TELEVISION presenter and writer Selina Scott has joined campaigners fighting to save Malton’s Wentworth Street car park from a supermarket development.

The former newsreader, who lives near Ampleforth, is urging Ryedale District Council to re-think its controversial plans to sell the site.

About 60 traders, residents and campaigners joined Ms Scott in Malton Market Place on Saturday as she spoke out.

Ms Scott questioned why the council wants to sell the prime town centre site to raise capital when it already has £8 million in its reserves.

And she said another supermarket in Malton could have a devastating effect on its smaller traders.

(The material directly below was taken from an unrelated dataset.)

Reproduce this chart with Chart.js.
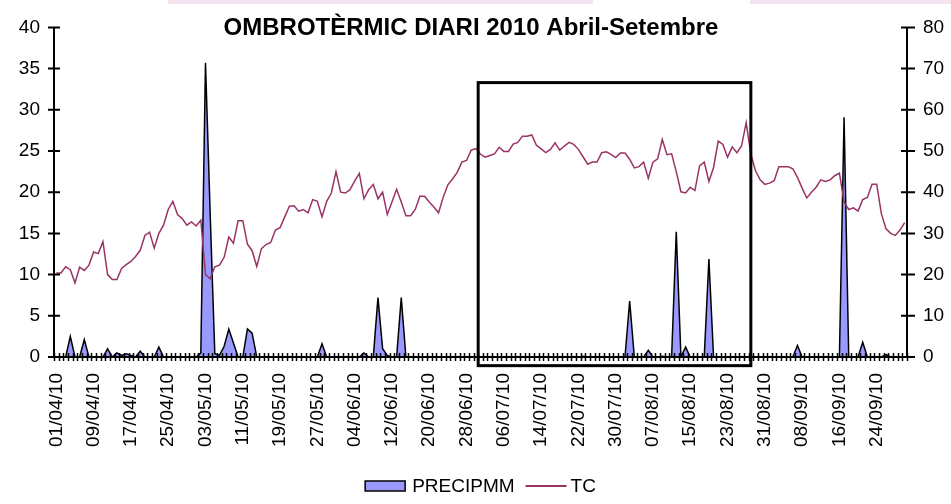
<!DOCTYPE html>
<html>
<head>
<meta charset="utf-8">
<script src="https://cdn.jsdelivr.net/npm/chart.js@4.4.1/dist/chart.umd.min.js"></script>
<style>
  html, body { margin: 0; padding: 0; background: #fff; }
  #wrap { position: relative; width: 951px; height: 504px; }
  .band { position: absolute; top: 0; height: 4px; background: #f3e4ef; }
</style>
</head>
<body>
<div id="wrap">
  <canvas id="chart" width="951" height="504"></canvas>
  <div class="band" style="left:168px;width:425px"></div>
  <div class="band" style="left:750px;width:201px"></div>
</div>
<script>
// daily categories 01/04/10 .. 30/09/10
const days = [];
for (let i = 0; i < 183; i++) {
    const d = new Date(Date.UTC(2010, 3, 1 + i));
    const dd = String(d.getUTCDate()).padStart(2, '0');
    const mm = String(d.getUTCMonth() + 1).padStart(2, '0');
    days.push(dd + '/' + mm + '/10');
}

const tickLabels = ['01/04/10', '09/04/10', '17/04/10', '25/04/10', '03/05/10', '11/05/10',
    '19/05/10', '27/05/10', '04/06/10', '12/06/10', '20/06/10', '28/06/10', '06/07/10',
    '14/07/10', '22/07/10', '30/07/10', '07/08/10', '15/08/10', '23/08/10', '31/08/10',
    '08/09/10', '16/09/10', '24/09/10'];

// precipitation, mm (left axis)
const precip = [
    0, 0, 0, 2.5, 0, 0, 2.1, 0, 0, 0,
    0, 1.0, 0, 0.5, 0.2, 0.4, 0.2, 0, 0.7, 0,
    0, 0, 1.2, 0, 0, 0, 0, 0, 0, 0,
    0, 0.5, 35.7, 17.5, 0.4, 0.2, 1.3, 3.4, 1.7, 0,
    0, 3.4, 2.9, 0, 0, 0, 0, 0, 0, 0,
    0, 0, 0, 0, 0, 0, 0, 1.6, 0, 0,
    0, 0, 0, 0, 0, 0, 0.5, 0, 0, 7.2,
    1.0, 0.2, 0, 0, 7.2, 0, 0, 0, 0, 0,
    0, 0, 0, 0, 0, 0, 0, 0, 0, 0,
    0, 0, 0, 0, 0, 0, 0, 0, 0, 0,
    0, 0, 0, 0, 0, 0, 0, 0, 0, 0,
    0, 0, 0, 0.1, 0, 0, 0, 0, 0, 0,
    0, 0, 0, 6.8, 0, 0, 0, 0.8, 0, 0,
    0.1, 0, 0, 15.2, 0, 1.2, 0, 0, 0, 0,
    11.9, 0, 0, 0, 0, 0, 0, 0, 0, 0,
    0, 0, 0, 0, 0, 0, 0, 0, 0, 1.4,
    0, 0, 0, 0, 0, 0, 0, 0, 0, 29.1,
    0, 0, 0, 1.8, 0, 0, 0, 0, 0.3, 0,
    0, 0, 0
];

// temperature (right axis)
const tc = [
    20.4, 20.4, 21.9, 21.2, 18.0, 21.8, 21.0, 22.3, 25.5, 25.1,
    28.0, 20.0, 18.8, 18.8, 21.5, 22.4, 23.2, 24.4, 25.9, 29.5,
    30.3, 26.4, 30.0, 32.0, 35.8, 37.8, 34.6, 33.6, 32.0, 32.8,
    31.8, 33.2, 20.0, 19.0, 21.9, 22.3, 24.2, 29.1, 27.6, 33.1,
    33.1, 27.4, 25.8, 22.0, 26.3, 27.3, 27.8, 30.8, 31.4, 34.0,
    36.6, 36.7, 35.4, 35.8, 35.0, 38.2, 37.8, 34.0, 37.8, 39.8,
    45.0, 40.0, 39.8, 40.6, 42.7, 44.6, 38.4, 40.6, 41.9, 38.4,
    40.0, 34.6, 37.6, 40.7, 37.6, 34.3, 34.3, 35.8, 39.0, 39.0,
    37.6, 36.4, 35.0, 38.8, 41.8, 43.2, 44.8, 47.3, 47.7, 50.2,
    50.6, 49.2, 48.5, 48.9, 49.3, 50.9, 49.9, 49.9, 51.7, 52.1,
    53.6, 53.6, 53.9, 51.4, 50.5, 49.6, 50.4, 52.0, 50.2, 51.2,
    52.1, 51.6, 50.4, 48.6, 46.8, 47.3, 47.3, 49.6, 49.8, 49.2,
    48.4, 49.5, 49.5, 48.0, 45.9, 46.2, 47.3, 43.4, 47.3, 48.1,
    52.8, 49.1, 49.3, 45.0, 40.1, 39.8, 41.2, 40.4, 46.4, 47.3,
    42.6, 46.0, 52.4, 51.6, 48.5, 51.0, 49.6, 51.2, 56.9, 49.2,
    45.2, 43.0, 41.9, 42.2, 42.8, 46.2, 46.2, 46.2, 45.7, 43.6,
    41.0, 38.6, 40.0, 41.2, 43.0, 42.6, 43.0, 44.0, 44.6, 37.6,
    35.8, 36.2, 35.4, 38.2, 38.7, 41.9, 41.9, 34.8, 31.1, 30.0,
    29.5, 30.8, 32.6
];

// highlighted period (category index, left-axis units)
const boxX = [90.5, 149];
const boxY = [-1.05, 33.3];

const FONT = '"Liberation Sans", Arial, sans-serif';
const TITLE = 'OMBROTÈRMIC DIARI 2010 Abril-Setembre';

const decor = {
    id: 'decor',
    afterDatasetsDraw(chart) {
        const { ctx, chartArea: a } = chart;
        const { x, y, y1 } = chart.scales;
        ctx.save();
        ctx.strokeStyle = '#000';

        // axis lines
        ctx.lineWidth = 2;
        ctx.beginPath();
        ctx.moveTo(a.left, a.top); ctx.lineTo(a.left, a.bottom);
        ctx.moveTo(a.right, a.top); ctx.lineTo(a.right, a.bottom);
        ctx.moveTo(a.left, a.bottom); ctx.lineTo(a.right, a.bottom);
        ctx.stroke();

        // crossing tick marks
        ctx.lineWidth = 1.5;
        ctx.beginPath();
        for (let i = 0; i <= days.length; i++) {
            const px = Math.round(x.getPixelForValue(i - 0.5)) + 0.5;
            ctx.moveTo(px, a.bottom - 4); ctx.lineTo(px, a.bottom + 4);
        }
        ctx.stroke();
        ctx.lineWidth = 2;
        ctx.beginPath();
        y.ticks.forEach(t => {
            const py = y.getPixelForValue(t.value);
            ctx.moveTo(a.left - 6, py); ctx.lineTo(a.left + 6, py);
        });
        y1.ticks.forEach(t => {
            const py = y1.getPixelForValue(t.value);
            ctx.moveTo(a.right - 6, py); ctx.lineTo(a.right + 8, py);
        });
        ctx.stroke();

        // box around summer period
        const bx0 = x.getPixelForValue(boxX[0]), bx1 = x.getPixelForValue(boxX[1]);
        const by0 = y.getPixelForValue(boxY[1]), by1 = y.getPixelForValue(boxY[0]);
        ctx.lineWidth = 3;
        ctx.strokeRect(bx0, by0, bx1 - bx0, by1 - by0);
        ctx.restore();
    },
    afterDraw(chart) {
        const { ctx, chartArea: a } = chart;
        ctx.save();
        // title
        ctx.fillStyle = '#000';
        ctx.font = 'bold 24px ' + FONT;
        ctx.textAlign = 'center';
        ctx.textBaseline = 'alphabetic';
        ctx.fillText(TITLE, chart.width / 2 - 4.5, 35);

        // legend
        ctx.font = '19px ' + FONT;
        const ds = chart.data.datasets;
        const w0 = ctx.measureText(ds[0].label).width;
        const w1 = ctx.measureText(ds[1].label).width;
        const total = 40 + 7 + w0 + 11 + 41 + 4 + w1;
        let lx = (a.left + a.right) / 2 - total / 2;
        const ly = 486;
        ctx.fillStyle = ds[0].backgroundColor;
        ctx.fillRect(lx, ly - 5, 40, 10);
        ctx.lineWidth = 1.5;
        ctx.strokeStyle = '#000';
        ctx.strokeRect(lx, ly - 5, 40, 10);
        lx += 47;
        ctx.fillStyle = '#000';
        ctx.textAlign = 'left';
        ctx.textBaseline = 'middle';
        ctx.fillText(ds[0].label, lx, ly + 1);
        lx += w0 + 11;
        ctx.strokeStyle = ds[1].borderColor;
        ctx.lineWidth = 2;
        ctx.beginPath();
        ctx.moveTo(lx, ly); ctx.lineTo(lx + 41, ly);
        ctx.stroke();
        lx += 45;
        ctx.fillText(ds[1].label, lx, ly + 1);
        ctx.restore();
    }
};

new Chart(document.getElementById('chart'), {
    type: 'line',
    data: {
        labels: days,
        datasets: [
            { label: 'PRECIPMM', data: precip, yAxisID: 'y', fill: 'origin',
              backgroundColor: '#9999ff', borderColor: '#000', borderWidth: 1.5,
              pointRadius: 0, tension: 0, order: 2 },
            { label: 'TC', data: tc, yAxisID: 'y1', fill: false,
              borderColor: '#993366', borderWidth: 1.5,
              pointRadius: 0, tension: 0, order: 1 }
        ]
    },
    options: {
        responsive: false,
        animation: false,
        devicePixelRatio: 1,
        layout: { padding: { top: 23, left: 0, right: 0, bottom: 0 } },
        plugins: { legend: { display: false }, title: { display: false }, tooltip: { enabled: false } },
        scales: {
            x: {
                type: 'category',
                offset: true,
                grid: { display: false, drawTicks: false },
                border: { display: false },
                ticks: {
                    autoSkip: false, minRotation: 90, maxRotation: 90, padding: 16,
                    color: '#000', font: { family: FONT, size: 19 },
                    callback: (v, i) => tickLabels.includes(days[i]) ? days[i] : null
                },
                afterFit: s => { s.height = 147; }
            },
            y: {
                position: 'left', min: 0, max: 40,
                grid: { drawOnChartArea: false, drawTicks: false },
                border: { display: false },
                ticks: { stepSize: 5, padding: 14, color: '#000', font: { family: FONT, size: 19 } },
                afterFit: s => { s.width = 54; }
            },
            y1: {
                position: 'right', min: 0, max: 80,
                grid: { drawOnChartArea: false, drawTicks: false },
                border: { display: false },
                ticks: { stepSize: 10, padding: 16, color: '#000', font: { family: FONT, size: 19 } },
                afterFit: s => { s.width = 44; }
            }
        }
    },
    plugins: [decor]
});
</script>
</body>
</html>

“Large supermarkets in a small market town such as Malton will kill off the present shops by selling a wide range of goods, including meat and clothing,” she said.

Ms Scott told the Gazette & Herald this week that she believes an enterprise based on selling Ryedale-produced food could have the opposite effect. To that end, one solution could be for the farmers’ market, which is currently held at the livestock market buildings once a month, to be developed to make it a Yorkshire-wide attraction.

She said: “We could hold back the trend of what is happening nationally in our market towns. It would benefit many local businesses, especially farming.

“Malton is a unique and precious market town.”

Cars are essential in a rural area such as Ryedale, and it follows that parking is essential, she said. Under the present proposals, Malton was “in danger of going the same way as many other market towns in the country”.

To allow a small up-market store such as Waitrose to develop the Fitzwilliam Estate-owned livestock market site would play a key part in regenerating Malton, because, believed, Ms Scott, it would attract new shoppers and visitors to the town centre.

“Why is the council so at war with the Fitzwilliam Estate?” she asked.

Emma Brooksbank, who has been a leading voice in the opposition to the sale of part of the car park for a supermarket, said the march through the town and the packed meeting at Malton School last year had proved the local opposition to the scheme.

“We are convinced that if the car park development goes ahead, it will be by Tesco,” she said.

She said a small Waitrose or Booths store would be a good proposition for the livestock market site, but added: “They won’t come if Tesco goes to the Wentworth Street site.”

Mrs Brooksbank wants Secretary of State for Communities Eric Pickles to make the decision on the supermarket plans.

She said: “This is a very crucial time for Malton. Malton is already demonstrating the Government’s Big Society with its new neighbourhood plan. This is an opportunity to allow people to take control of the town.”

Coun Jason Fitzgerald-Smith, Malton’s mayor, questioned why the car park needed to be sold by the council to raise funds. However, if it was, he believed it could be considered for housing or a hotel. “There is strong feeling in the town against another supermarket.”

He added that traders were strongly opposed because they feared that a giant such as Tesco would sell many of the products found in Malton shops. There were also reports that Asda may extend its store in Norton Road.

He said: “Why has Sainsburys already ruled out developing the Wentworth Street site? They must have realised that it isn’t needed.”

Coun Paul Andrews, a leading opponent of the sale, said: “We are delighted that Selina Scott has come on board because we hope that it will underline to the council the strength of feeling there is locally against the supermarket site and how important this matter is to the town.”

He also believed the final decision should be made by the Government and not by the district authority.

Coun Keith Knaggs, leader of Ryedale District Council, said: “At the moment we have an application from the Fitzwilliam Estate for the livestock market site and expect applications from Holbeck Land, to whom the council is planning to sell Wentworth Street car park, following their consultation exercise, and from Simon Developments for a much larger supermarket in the Pasture Lane-Showfield Lane area.

“The timing of these applications will be decided by the applicants, not the planning authority. I am confident these applications will be decided in accordance with planning law and on the basis of councillors’ views as to what’s best for Malton and Ryedale.”

Tesco told the Gazette & Herald last month that while the company was “always on the look out” for new development opportunities, Malton was at present not one of them.